#### Work instructions:
Quote from the first line below through the line that contains "ax.spines[s].set_linewidth(1.5)", both included, and leave the pictures out.

#### Recorded information:
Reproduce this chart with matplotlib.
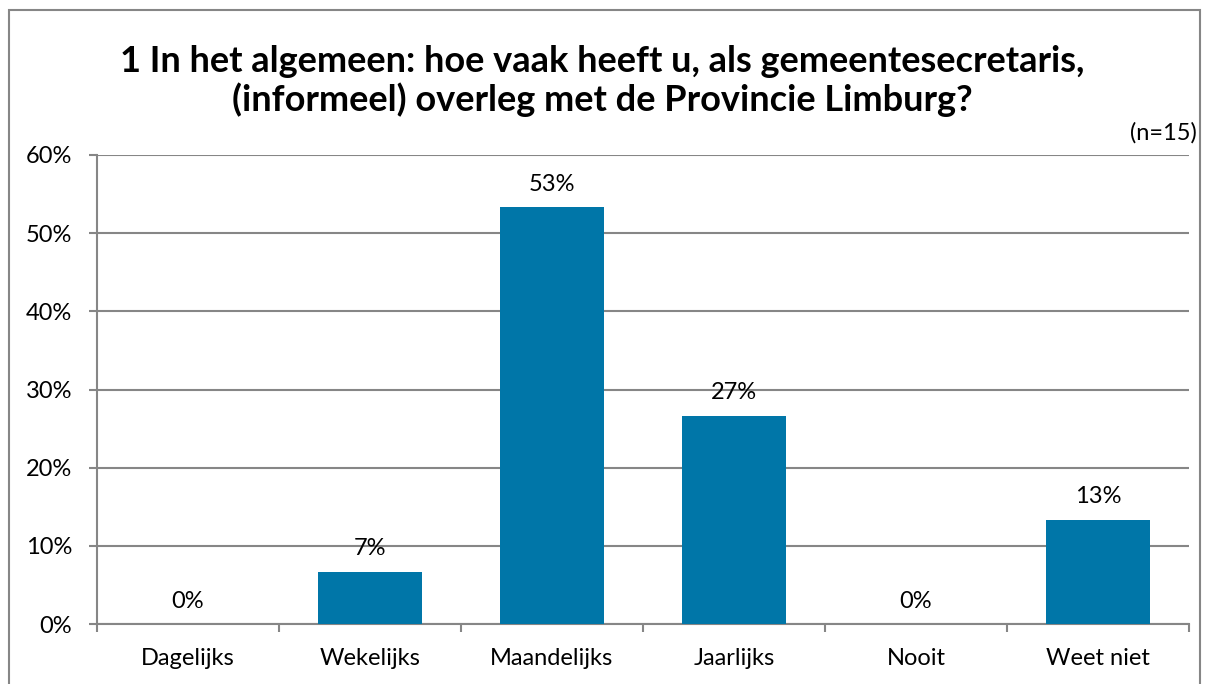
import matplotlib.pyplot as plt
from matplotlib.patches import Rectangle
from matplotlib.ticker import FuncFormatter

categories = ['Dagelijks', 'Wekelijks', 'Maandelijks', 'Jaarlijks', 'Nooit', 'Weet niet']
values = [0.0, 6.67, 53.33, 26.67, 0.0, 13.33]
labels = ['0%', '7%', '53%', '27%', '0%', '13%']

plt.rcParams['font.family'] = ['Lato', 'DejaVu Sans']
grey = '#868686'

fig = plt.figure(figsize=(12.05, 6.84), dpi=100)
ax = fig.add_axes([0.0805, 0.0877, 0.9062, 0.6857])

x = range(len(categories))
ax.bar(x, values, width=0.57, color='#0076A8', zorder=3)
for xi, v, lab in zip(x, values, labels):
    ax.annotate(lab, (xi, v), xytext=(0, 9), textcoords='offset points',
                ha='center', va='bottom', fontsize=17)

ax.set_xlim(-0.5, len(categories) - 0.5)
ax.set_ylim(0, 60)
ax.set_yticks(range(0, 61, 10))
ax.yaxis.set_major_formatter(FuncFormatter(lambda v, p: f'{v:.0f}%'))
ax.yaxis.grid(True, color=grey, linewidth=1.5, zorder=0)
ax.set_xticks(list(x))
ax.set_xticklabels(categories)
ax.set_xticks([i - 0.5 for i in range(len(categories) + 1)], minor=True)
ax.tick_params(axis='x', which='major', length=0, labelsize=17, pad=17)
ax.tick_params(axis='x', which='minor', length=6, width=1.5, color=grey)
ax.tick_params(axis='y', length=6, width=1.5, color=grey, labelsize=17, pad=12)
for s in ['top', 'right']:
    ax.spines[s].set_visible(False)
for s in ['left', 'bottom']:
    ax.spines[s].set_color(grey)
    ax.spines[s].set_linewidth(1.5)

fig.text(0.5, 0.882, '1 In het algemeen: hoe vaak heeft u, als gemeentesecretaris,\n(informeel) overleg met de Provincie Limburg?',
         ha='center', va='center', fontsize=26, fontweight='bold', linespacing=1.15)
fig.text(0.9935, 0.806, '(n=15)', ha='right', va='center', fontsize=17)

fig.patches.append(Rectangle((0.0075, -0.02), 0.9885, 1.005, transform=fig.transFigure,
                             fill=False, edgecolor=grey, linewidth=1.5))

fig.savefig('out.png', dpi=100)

#### Written solution:
Reproduce this chart with matplotlib.
import matplotlib.pyplot as plt
from matplotlib.patches import Rectangle
from matplotlib.ticker import FuncFormatter

categories = ['Dagelijks', 'Wekelijks', 'Maandelijks', 'Jaarlijks', 'Nooit', 'Weet niet']
values = [0.0, 6.67, 53.33, 26.67, 0.0, 13.33]
labels = ['0%', '7%', '53%', '27%', '0%', '13%']

plt.rcParams['font.family'] = ['Lato', 'DejaVu Sans']
grey = '#868686'

fig = plt.figure(figsize=(12.05, 6.84), dpi=100)
ax = fig.add_axes([0.0805, 0.0877, 0.9062, 0.6857])

x = range(len(categories))
ax.bar(x, values, width=0.57, color='#0076A8', zorder=3)
for xi, v, lab in zip(x, values, labels):
    ax.annotate(lab, (xi, v), xytext=(0, 9), textcoords='offset points',
                ha='center', va='bottom', fontsize=17)

ax.set_xlim(-0.5, len(categories) - 0.5)
ax.set_ylim(0, 60)
ax.set_yticks(range(0, 61, 10))
ax.yaxis.set_major_formatter(FuncFormatter(lambda v, p: f'{v:.0f}%'))
ax.yaxis.grid(True, color=grey, linewidth=1.5, zorder=0)
ax.set_xticks(list(x))
ax.set_xticklabels(categories)
ax.set_xticks([i - 0.5 for i in range(len(categories) + 1)], minor=True)
ax.tick_params(axis='x', which='major', length=0, labelsize=17, pad=17)
ax.tick_params(axis='x', which='minor', length=6, width=1.5, color=grey)
ax.tick_params(axis='y', length=6, width=1.5, color=grey, labelsize=17, pad=12)
for s in ['top', 'right']:
    ax.spines[s].set_visible(False)
for s in ['left', 'bottom']:
    ax.spines[s].set_color(grey)
    ax.spines[s].set_linewidth(1.5)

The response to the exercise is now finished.